Ah my heart is so full today! First of all I get on my little myldsmail account to read all of your wonderful emails and then BAM BAM BAM like 10 people got married, engaged and are preggo. Everyone better email me pictures!
This week was amazing. Yesterday Mohamed got baptized. Then Fransisco, the man from Angola I contacted on the street my first week here comes to church every week and agrees with everything the church stands for. He wants to be baptized but won’t commit to a date. We brought the zone leaders with us to an appointment and he accepted. But then on Sunday he said in sacrament meeting he wanted to wait. So we will continue to work with him. We also marked Flavio from Mozambique for baptism and he's going to fast all week to prepare for this baptism next weekend. I can barely fast one day! This man is truly a tender mercy from Heavenly Father. I love my area here in Porto, I love my companion, I love Lucia and her husband (who will get baptized one day), I love Vanessa and the cute little Brazilian couple Cassandra and Lindenburg, Silva and Irmão Carvalho. They all help us so much with the missionary work here. They are my family away from home. I swear I´m spoiled rotten here.
Today for p-day we are hanging out at our chapel playing basketball and writing letters and emails. I realized that Portugal doesn´t have Memorial Day. Today I am really missing my cousin Riky. He passed away November of 2010 and I think about him every day. I know he is in a better place now but I still catch my self wishing I could talk to him again. That's why I am so grateful for the Gospel. We can be with our families again after this life. The Lord's plan of Salvation is so clear and gives hope to each of us if we follow it and keep the Lord's commandments we can all be together for eternity.
Thank you all for writing me and not forgetting about me. I’m so proud of all of you and I miss you all each day. My missionary, little Jenn Woodward wrote this to me in her letter last week and I want to share it with you, "I feel like you start your mission and end it as a completely different person in many ways. It's like the scripture about turning yourself over to the Lord and He will take your heart away and give you a new one.
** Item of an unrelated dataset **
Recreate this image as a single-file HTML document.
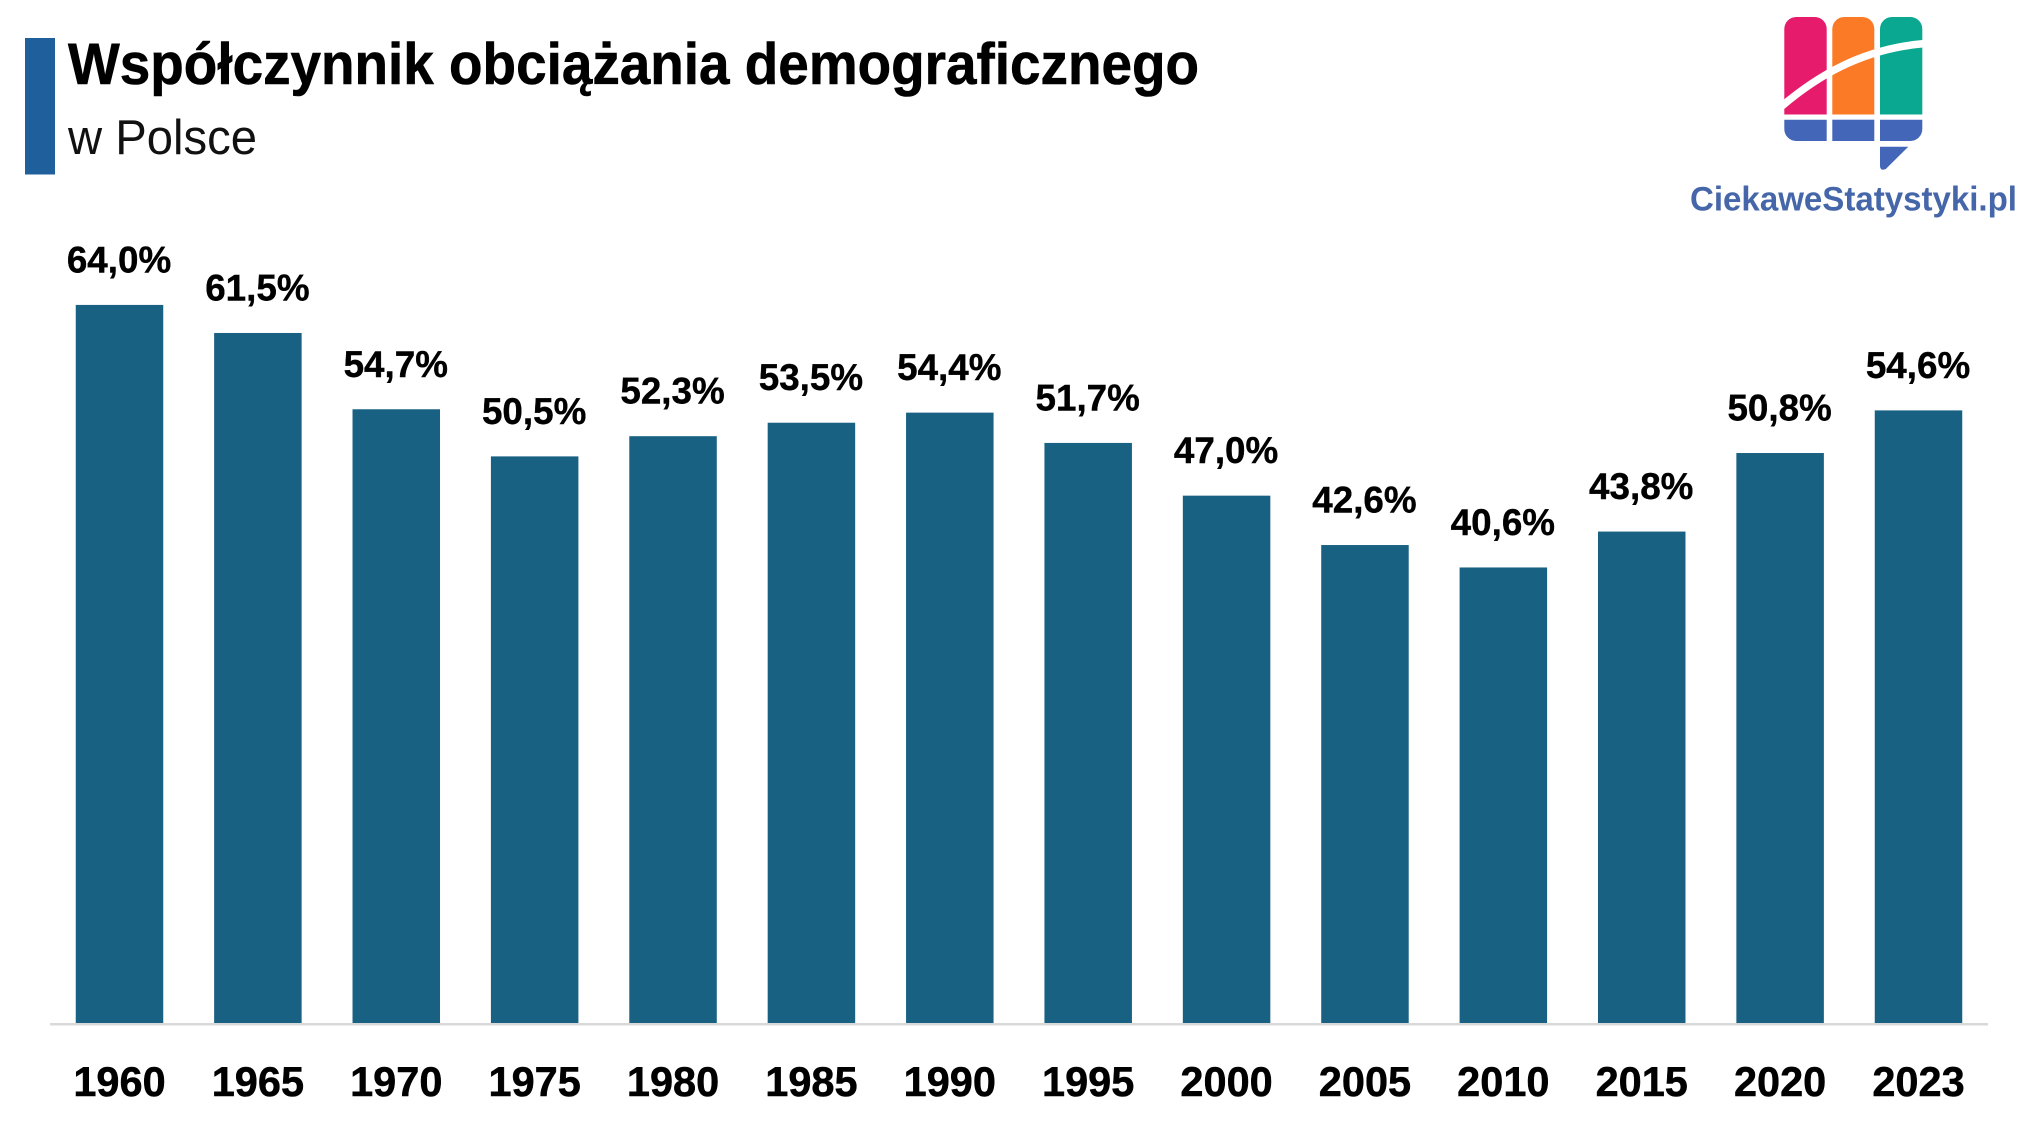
<!DOCTYPE html>
<html lang="pl">
<head>
<meta charset="utf-8">
<title>Współczynnik obciążania demograficznego w Polsce</title>
<style>
  html, body { margin: 0; padding: 0; background: #ffffff; }
  svg { display: block; }
  text { font-family: "Liberation Sans", "DejaVu Sans", sans-serif; }
</style>
</head>
<body>
<svg id="chart" xmlns="http://www.w3.org/2000/svg" width="2038" height="1139" viewBox="0 0 2038 1139">
  <rect x="0" y="0" width="2038" height="1139" fill="#ffffff"/>
  <rect x="25" y="38" width="30" height="136.500" fill="#1f5f9b"/>
  <text x="68" y="84" font-size="58" font-weight="700" fill="#000000" stroke="#000000" stroke-width="0.6" textLength="1131" lengthAdjust="spacingAndGlyphs">Współczynnik obciążania demograficznego</text>
  <text x="68" y="154" font-size="49" fill="#111111" textLength="189" lengthAdjust="spacingAndGlyphs">w Polsce</text>

  <g>
    <path d="M1784.300 114.500V29a12 12 0 0 1 12-12h18.400a12 12 0 0 1 12 12v85.500z" fill="#e61b6b"/>
    <path d="M1832.300 114.500V29a12 12 0 0 1 12-12h18a12 12 0 0 1 12 12v85.500z" fill="#fb7a26"/>
    <path d="M1880 114.500V29a12 12 0 0 1 12-12h18.300a12 12 0 0 1 12 12v85.500z" fill="#0aa890"/>
    <path d="M1782 106C1815 78 1860 49 1925 43.500" fill="none" stroke="#ffffff" stroke-width="7.500"/>
    <path d="M1784.300 119.700h42.400v21.300h-30.400a12 12 0 0 1-12-12z" fill="#4366b8"/>
    <rect x="1832.300" y="119.700" width="42" height="21.300" fill="#4366b8"/>
    <path d="M1880 119.700h42.300v9.300a12 12 0 0 1-12 12h-30.300z" fill="#4366b8"/>
    <path d="M1880 146.700h28.300l-22.500 22.300q-5.800 2.500-5.800-3.500z" fill="#4366b8"/>
    <text x="1690" y="210.500" font-size="34" font-weight="700" fill="#4566a8" textLength="327" lengthAdjust="spacingAndGlyphs">CiekaweStatystyki.pl</text>
  </g>

  <g id="bars"></g>
  <g id="value-labels"></g>
  <line x1="50" y1="1024.300" x2="1988" y2="1024.300" stroke="#d9d9d9" stroke-width="2.500"/>
  <g id="x-ticks"></g>
</svg>
<script>
const categories = ["1960","1965","1970","1975","1980","1985","1990","1995","2000","2005","2010","2015","2020","2023"];
const values = [64.0,61.5,54.7,50.5,52.3,53.5,54.4,51.7,47.0,42.6,40.6,43.8,50.8,54.6];
const valueLabels = ["64,0%","61,5%","54,7%","50,5%","52,3%","53,5%","54,4%","51,7%","47,0%","42,6%","40,6%","43,8%","50,8%","54,6%"];

const SVG_NS = "http://www.w3.org/2000/svg";
const baseY = 1023;
const firstCenter = 119.5;
const lastCenter = 1918.5;
const barWidth = 87.5;
const pxPerUnit = 11.22;

function xScale(i) {
  return firstCenter + i * (lastCenter - firstCenter) / (categories.length - 1);
}
function yScale(v) {
  return baseY - v * pxPerUnit;
}

const barsGroup = document.getElementById("bars");
const labelsGroup = document.getElementById("value-labels");
const ticksGroup = document.getElementById("x-ticks");

categories.forEach(function (cat, i) {
  const cx = xScale(i);
  const top = yScale(values[i]);

  const bar = document.createElementNS(SVG_NS, "rect");
  bar.setAttribute("x", cx - barWidth / 2);
  bar.setAttribute("y", top);
  bar.setAttribute("width", barWidth);
  bar.setAttribute("height", baseY - top);
  bar.setAttribute("fill", "#186183");
  
  
  barsGroup.appendChild(bar);

  const label = document.createElementNS(SVG_NS, "text");
  label.setAttribute("x", cx - 0.5);
  label.setAttribute("y", top - 32.5);
  label.setAttribute("text-anchor", "middle");
  label.setAttribute("font-size", "36.800");
  label.setAttribute("font-weight", "700");
  label.setAttribute("fill", "#000000");
  label.setAttribute("stroke", "#000000");
  label.setAttribute("stroke-width", "0.4");
  
  
  label.textContent = valueLabels[i];
  labelsGroup.appendChild(label);

  const tick = document.createElementNS(SVG_NS, "text");
  tick.setAttribute("x", cx);
  tick.setAttribute("y", 1096);
  tick.setAttribute("text-anchor", "middle");
  tick.setAttribute("font-size", "41.500");
  tick.setAttribute("font-weight", "700");
  tick.setAttribute("fill", "#000000");
  tick.setAttribute("stroke", "#000000");
  tick.setAttribute("stroke-width", "0.5");
  
  
  tick.textContent = cat;
  ticksGroup.appendChild(tick);
});
</script>
</body>
</html>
That's how I feel with every person that I´ve met or taught, every ward/branch I’ve served in and every companion and city you give away a piece of your heart and you´ll never get that piece back....but in exchange you receive a new piece...it's not the same, it's different, it allows your heart to feel something it’s never felt, and it fits perfectly where the other piece was. But it's not at all the same. And this giving and receiving cycle goes on and on through out your whole mission...or life...and at the end you have a completely different heart. You experience a literal change of heart". I swear Jenn needs to write a book or something. She always has the perfect things to say. I can’t believe she ends her mission in Paris soon. This is happening to me. I'm experiencing that change of heart. When I leave Porto I will leave a part of my heart here. I'm excited for what is in store for me in the future and what the Lord has planned for me.
Thank you all for being a part of my life. I love you.